* Start RECORDED DATA *
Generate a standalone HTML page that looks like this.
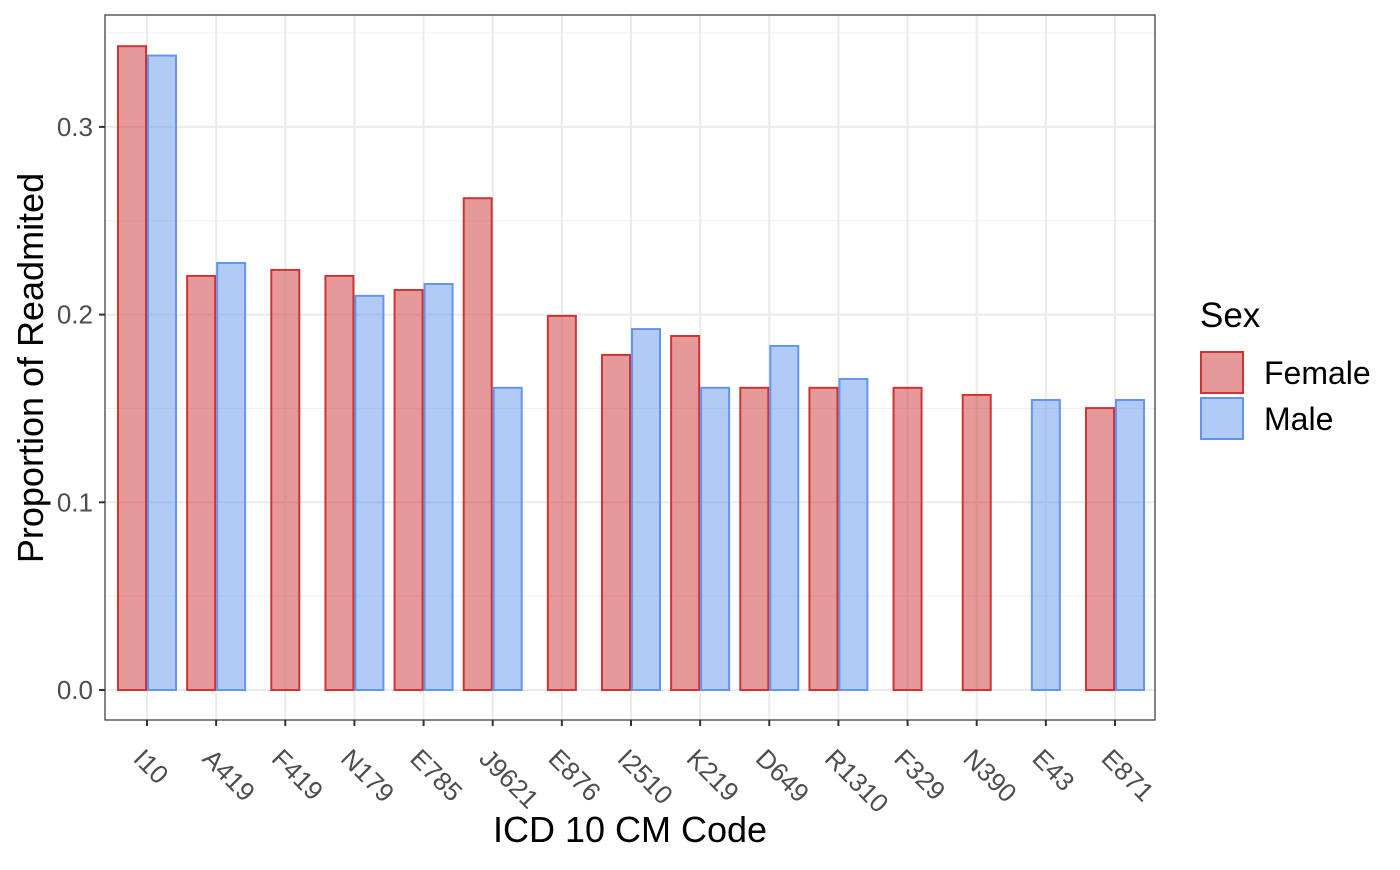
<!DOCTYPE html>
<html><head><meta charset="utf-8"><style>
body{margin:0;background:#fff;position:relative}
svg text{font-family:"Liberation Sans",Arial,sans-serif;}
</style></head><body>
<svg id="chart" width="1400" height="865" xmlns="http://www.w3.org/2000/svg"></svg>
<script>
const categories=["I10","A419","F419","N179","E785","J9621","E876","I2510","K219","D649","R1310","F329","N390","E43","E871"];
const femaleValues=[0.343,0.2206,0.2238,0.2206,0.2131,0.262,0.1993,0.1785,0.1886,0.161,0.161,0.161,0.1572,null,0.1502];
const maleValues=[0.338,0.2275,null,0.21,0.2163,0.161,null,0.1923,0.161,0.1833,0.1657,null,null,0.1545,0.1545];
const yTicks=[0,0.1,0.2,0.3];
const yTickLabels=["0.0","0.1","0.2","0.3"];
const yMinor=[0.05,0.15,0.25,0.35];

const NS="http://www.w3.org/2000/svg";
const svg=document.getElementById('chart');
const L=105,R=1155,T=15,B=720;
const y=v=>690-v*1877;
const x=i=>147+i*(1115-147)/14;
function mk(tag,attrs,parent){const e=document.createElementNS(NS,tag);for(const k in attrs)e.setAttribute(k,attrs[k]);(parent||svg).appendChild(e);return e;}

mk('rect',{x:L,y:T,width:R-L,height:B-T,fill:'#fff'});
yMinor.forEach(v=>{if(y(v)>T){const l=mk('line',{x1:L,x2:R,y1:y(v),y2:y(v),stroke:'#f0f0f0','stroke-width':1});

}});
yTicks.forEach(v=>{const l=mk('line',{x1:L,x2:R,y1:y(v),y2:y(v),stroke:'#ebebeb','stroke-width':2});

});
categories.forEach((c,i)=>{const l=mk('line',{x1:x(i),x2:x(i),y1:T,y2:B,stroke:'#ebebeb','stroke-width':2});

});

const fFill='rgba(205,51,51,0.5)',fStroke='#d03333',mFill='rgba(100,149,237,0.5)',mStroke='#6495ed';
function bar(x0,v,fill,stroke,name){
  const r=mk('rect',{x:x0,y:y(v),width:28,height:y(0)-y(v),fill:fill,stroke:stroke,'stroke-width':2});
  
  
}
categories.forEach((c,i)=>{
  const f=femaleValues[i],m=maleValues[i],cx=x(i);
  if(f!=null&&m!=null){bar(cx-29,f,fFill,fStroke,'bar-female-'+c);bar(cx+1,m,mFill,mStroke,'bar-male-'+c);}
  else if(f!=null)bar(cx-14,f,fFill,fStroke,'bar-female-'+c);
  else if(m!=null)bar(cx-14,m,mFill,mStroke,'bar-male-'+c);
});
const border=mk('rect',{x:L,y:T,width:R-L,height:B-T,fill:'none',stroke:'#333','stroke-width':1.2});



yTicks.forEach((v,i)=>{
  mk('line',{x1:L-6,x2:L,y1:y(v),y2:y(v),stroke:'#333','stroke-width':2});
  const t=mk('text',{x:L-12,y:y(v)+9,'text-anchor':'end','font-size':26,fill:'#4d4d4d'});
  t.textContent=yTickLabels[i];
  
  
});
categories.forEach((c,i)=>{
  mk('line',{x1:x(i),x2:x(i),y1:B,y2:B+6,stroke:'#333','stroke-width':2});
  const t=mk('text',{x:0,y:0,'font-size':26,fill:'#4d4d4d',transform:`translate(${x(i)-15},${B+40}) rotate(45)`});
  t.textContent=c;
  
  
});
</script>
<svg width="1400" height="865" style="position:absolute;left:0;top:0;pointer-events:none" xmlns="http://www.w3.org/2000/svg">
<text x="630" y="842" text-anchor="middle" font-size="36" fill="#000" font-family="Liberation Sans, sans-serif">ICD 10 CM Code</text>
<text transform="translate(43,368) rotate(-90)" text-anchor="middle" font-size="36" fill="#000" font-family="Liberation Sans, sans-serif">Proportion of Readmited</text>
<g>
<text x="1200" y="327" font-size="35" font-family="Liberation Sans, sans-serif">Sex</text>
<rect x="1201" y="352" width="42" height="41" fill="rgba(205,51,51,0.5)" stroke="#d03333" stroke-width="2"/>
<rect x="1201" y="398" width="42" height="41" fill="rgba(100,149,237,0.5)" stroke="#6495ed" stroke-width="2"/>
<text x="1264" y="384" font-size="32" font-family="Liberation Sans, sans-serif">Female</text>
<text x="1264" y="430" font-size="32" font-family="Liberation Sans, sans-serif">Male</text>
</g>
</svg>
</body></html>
* End RECORDED DATA *
▸ **WHAT THE EXERCISE ASKS**:
Print each line of the material above exactly, with the pictures removed from your copy.

▸ **RIGHT ANSWER**:
Generate a standalone HTML page that looks like this.
<!DOCTYPE html>
<html><head><meta charset="utf-8"><style>
body{margin:0;background:#fff;position:relative}
svg text{font-family:"Liberation Sans",Arial,sans-serif;}
</style></head><body>
<svg id="chart" width="1400" height="865" xmlns="http://www.w3.org/2000/svg"></svg>
<script>
const categories=["I10","A419","F419","N179","E785","J9621","E876","I2510","K219","D649","R1310","F329","N390","E43","E871"];
const femaleValues=[0.343,0.2206,0.2238,0.2206,0.2131,0.262,0.1993,0.1785,0.1886,0.161,0.161,0.161,0.1572,null,0.1502];
const maleValues=[0.338,0.2275,null,0.21,0.2163,0.161,null,0.1923,0.161,0.1833,0.1657,null,null,0.1545,0.1545];
const yTicks=[0,0.1,0.2,0.3];
const yTickLabels=["0.0","0.1","0.2","0.3"];
const yMinor=[0.05,0.15,0.25,0.35];

const NS="http://www.w3.org/2000/svg";
const svg=document.getElementById('chart');
const L=105,R=1155,T=15,B=720;
const y=v=>690-v*1877;
const x=i=>147+i*(1115-147)/14;
function mk(tag,attrs,parent){const e=document.createElementNS(NS,tag);for(const k in attrs)e.setAttribute(k,attrs[k]);(parent||svg).appendChild(e);return e;}

mk('rect',{x:L,y:T,width:R-L,height:B-T,fill:'#fff'});
yMinor.forEach(v=>{if(y(v)>T){const l=mk('line',{x1:L,x2:R,y1:y(v),y2:y(v),stroke:'#f0f0f0','stroke-width':1});

}});
yTicks.forEach(v=>{const l=mk('line',{x1:L,x2:R,y1:y(v),y2:y(v),stroke:'#ebebeb','stroke-width':2});

});
categories.forEach((c,i)=>{const l=mk('line',{x1:x(i),x2:x(i),y1:T,y2:B,stroke:'#ebebeb','stroke-width':2});

});

const fFill='rgba(205,51,51,0.5)',fStroke='#d03333',mFill='rgba(100,149,237,0.5)',mStroke='#6495ed';
function bar(x0,v,fill,stroke,name){
  const r=mk('rect',{x:x0,y:y(v),width:28,height:y(0)-y(v),fill:fill,stroke:stroke,'stroke-width':2});
  
  
}
categories.forEach((c,i)=>{
  const f=femaleValues[i],m=maleValues[i],cx=x(i);
  if(f!=null&&m!=null){bar(cx-29,f,fFill,fStroke,'bar-female-'+c);bar(cx+1,m,mFill,mStroke,'bar-male-'+c);}
  else if(f!=null)bar(cx-14,f,fFill,fStroke,'bar-female-'+c);
  else if(m!=null)bar(cx-14,m,mFill,mStroke,'bar-male-'+c);
});
const border=mk('rect',{x:L,y:T,width:R-L,height:B-T,fill:'none',stroke:'#333','stroke-width':1.2});



yTicks.forEach((v,i)=>{
  mk('line',{x1:L-6,x2:L,y1:y(v),y2:y(v),stroke:'#333','stroke-width':2});
  const t=mk('text',{x:L-12,y:y(v)+9,'text-anchor':'end','font-size':26,fill:'#4d4d4d'});
  t.textContent=yTickLabels[i];
  
  
});
categories.forEach((c,i)=>{
  mk('line',{x1:x(i),x2:x(i),y1:B,y2:B+6,stroke:'#333','stroke-width':2});
  const t=mk('text',{x:0,y:0,'font-size':26,fill:'#4d4d4d',transform:`translate(${x(i)-15},${B+40}) rotate(45)`});
  t.textContent=c;
  
  
});
</script>
<svg width="1400" height="865" style="position:absolute;left:0;top:0;pointer-events:none" xmlns="http://www.w3.org/2000/svg">
<text x="630" y="842" text-anchor="middle" font-size="36" fill="#000" font-family="Liberation Sans, sans-serif">ICD 10 CM Code</text>
<text transform="translate(43,368) rotate(-90)" text-anchor="middle" font-size="36" fill="#000" font-family="Liberation Sans, sans-serif">Proportion of Readmited</text>
<g>
<text x="1200" y="327" font-size="35" font-family="Liberation Sans, sans-serif">Sex</text>
<rect x="1201" y="352" width="42" height="41" fill="rgba(205,51,51,0.5)" stroke="#d03333" stroke-width="2"/>
<rect x="1201" y="398" width="42" height="41" fill="rgba(100,149,237,0.5)" stroke="#6495ed" stroke-width="2"/>
<text x="1264" y="384" font-size="32" font-family="Liberation Sans, sans-serif">Female</text>
<text x="1264" y="430" font-size="32" font-family="Liberation Sans, sans-serif">Male</text>
</g>
</svg>
</body></html>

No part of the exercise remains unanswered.